A friend of mine has a Vigier electric and those guitars have a wood neck with carbon fiber reinforcement only without a truss rod.  My friend told me the neck stays flat on his and it  works great, so it can be done with carbon fiber.  I think the key is using the right sized quality carbon fiber bar and using enough of it.    

Leroy Beal said:

On my last 6 regular guitar builds, (6 string acoustics and electrics, 8 string acoustic baritone, and a 12 string electric) I have used only carbon fiber flat bar reinforcements. No truss rods. I use 2 or 3 bars depending on how many strings on the instrument. They have all been strung to concert tuning from one month to one year. None have shown any sign of movement or twisting. All are as straight and solid as the day I finished building them.

 

I just measured the relief on my 8 string acoustic baritone, which has tremendous string tension, and it measured only 1 mm after a year. That is good enough for me. If people are having problems, then they are not building it correctly.

 

 

 

 

Thanks for the advice fellas. 

I was almost finished with the neck when my concerns popped up..so manking ne from a stronger wood wasnt on my list to do.

opted for the steel bar in this one.  Where might I find the carbon fiber rods for future use?

 

 

Now I just need to decide on a tail piece. heh

I use the 1/8" x 3/8" flat bar. I use a table saw to cut the slots early on in the neck building process.
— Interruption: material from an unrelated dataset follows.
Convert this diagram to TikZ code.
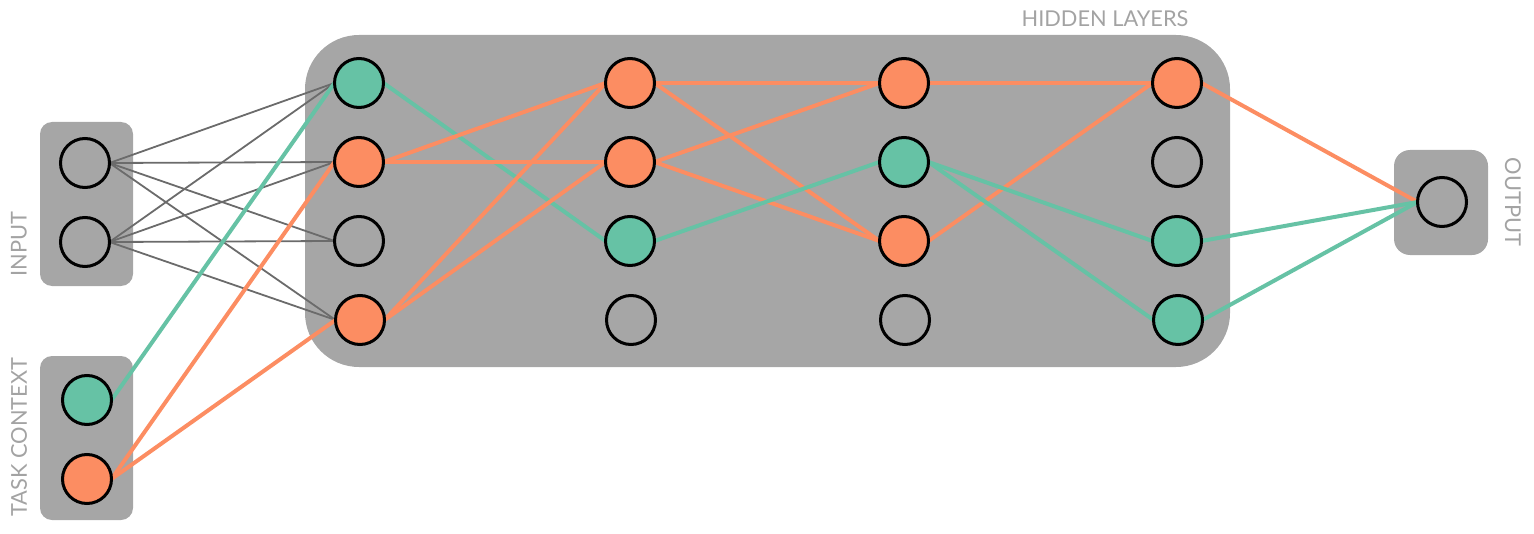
\documentclass[tikz,border=0pt]{standalone}
\usepackage{fontspec}
\setmainfont{Lato}
\pgfdeclarelayer{boxes}
\pgfdeclarelayer{edges}
\pgfsetlayers{boxes,edges,main}
\definecolor{boxgray}{HTML}{A6A6A6}
\definecolor{labelgray}{HTML}{A3A3A3}
\definecolor{teal}{HTML}{66C2A5}
\definecolor{salmon}{HTML}{FC8D62}
\tikzset{
  unit/.style={circle, draw=black, line width=1.5pt, minimum size=24.5pt, inner sep=0pt, outer sep=0pt},
  idle/.style={unit},
  tealunit/.style={unit, fill=teal},
  salmonunit/.style={unit, fill=salmon},
  panel/.style={fill=boxgray, draw=none},
  wire/.style={draw=black!58, line width=0.9pt},
  tealwire/.style={draw=teal, line width=2pt},
  salmonwire/.style={draw=salmon, line width=2pt},
  caption/.style={text=labelgray, font=\fontsize{10.9}{12}\selectfont, inner sep=0pt},
}
\begin{document}
\begin{tikzpicture}[x=0.5pt, y=-0.5pt]
\useasboundingbox (0,0) rectangle (1534,534);

% units
\node[idle] (i1) at (85,163) {};
\node[idle] (i2) at (85,242) {};
\node[tealunit] (c1) at (87,400) {};
\node[salmonunit] (c2) at (87,479) {};

\node[tealunit]   (a1) at (359,83) {};
\node[salmonunit] (a2) at (359,162) {};
\node[idle]       (a3) at (359,241) {};
\node[salmonunit] (a4) at (360,320) {};

\node[salmonunit] (b1) at (630,83) {};
\node[salmonunit] (b2) at (630,162) {};
\node[tealunit]   (b3) at (630,241) {};
\node[idle]       (b4) at (631,320) {};

\node[salmonunit] (d1) at (904,83) {};
\node[tealunit]   (d2) at (904,162) {};
\node[salmonunit] (d3) at (904,241) {};
\node[idle]       (d4) at (905,320) {};

\node[salmonunit] (e1) at (1177,83) {};
\node[idle]       (e2) at (1177,162) {};
\node[tealunit]   (e3) at (1177,241) {};
\node[tealunit]   (e4) at (1178,320) {};

\node[idle] (o1) at (1442,202) {};

% panels
\begin{pgfonlayer}{boxes}
  \fill[panel, rounded corners=6pt] (40,122) rectangle (133,286);
  \fill[panel, rounded corners=6pt] (40,356) rectangle (133,520);
  \fill[panel, rounded corners=27pt] (305,35) rectangle (1230,367);
  \fill[panel, rounded corners=8pt] (1394,150) rectangle (1488,255);
\end{pgfonlayer}

% labels
\node[caption] (hl) at (1105,19) {HIDDEN LAYERS};
\node[caption, rotate=90] (il) at (19,244) {INPUT};
\node[caption, rotate=90] (tl) at (19,437) {TASK CONTEXT};
\node[caption, rotate=-90] (ol) at (1513,202) {OUTPUT};

% connections
\begin{pgfonlayer}{edges}
  \foreach \s in {i1,i2}
    \foreach \t in {a1,a2,a3,a4}
      \draw[wire] (\s.east) -- (\t.west);
  \draw[tealwire] (c1.east) -- (a1.west);
  \draw[salmonwire] (c2.east) -- (a2.west);
  \draw[salmonwire] (c2.east) -- (a4.west);

  \draw[tealwire] (a1.east) -- (b3.west);
  \foreach \s in {a2,a4}
    \foreach \t in {b1,b2}
      \draw[salmonwire] (\s.east) -- (\t.west);

  \foreach \s in {b1,b2}
    \foreach \t in {d1,d3}
      \draw[salmonwire] (\s.east) -- (\t.west);
  \draw[tealwire] (b3.east) -- (d2.west);

  \draw[salmonwire] (d1.east) -- (e1.west);
  \draw[salmonwire] (d3.east) -- (e1.west);
  \draw[tealwire] (d2.east) -- (e3.west);
  \draw[tealwire] (d2.east) -- (e4.west);

  \draw[salmonwire] (e1.east) -- (o1.west);
  \draw[tealwire] (e3.east) -- (o1.west);
  \draw[tealwire] (e4.east) -- (o1.west);
\end{pgfonlayer}
\end{tikzpicture}
\end{document}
The correct blade makes a nice snug fit. Wood glues makes a permanent install. I get it from LMII or StewMac. A truss rod just weakens a neck.

http://www.stewmac.com/shop/Truss_rods/Carbon_fiber/Carbon_Fiber_Ne...


Glaze said:

Leroy

 

Awesome looking baritone.  What size of carbon fiber are you using and where are you getting it?  

 

I have some carbon fiber that is 1/4" x 1/4" square by 26" long and it is very strong and stiff, but I would recommend a bigger size for a full scale length six string guitar neck.    

 

A friend of mine has a Vigier electric and those guitars have a wood neck with carbon fiber reinforcement only without a truss rod.  My friend told me the neck stays flat on his and it  works great, so it can be done with carbon fiber.  I think the key is using the right sized quality carbon fiber bar and using enough of it.    

Leroy Beal said:

On my last 6 regular guitar builds, (6 string acoustics and electrics, 8 string acoustic baritone, and a 12 string electric) I have used only carbon fiber flat bar reinforcements. No truss rods. I use 2 or 3 bars depending on how many strings on the instrument. They have all been strung to concert tuning from one month to one year. None have shown any sign of movement or twisting. All are as straight and solid as the day I finished building them.

 

I just measured the relief on my 8 string acoustic baritone, which has tremendous string tension, and it measured only 1 mm after a year. That is good enough for me. If people are having problems, then they are not building it correctly.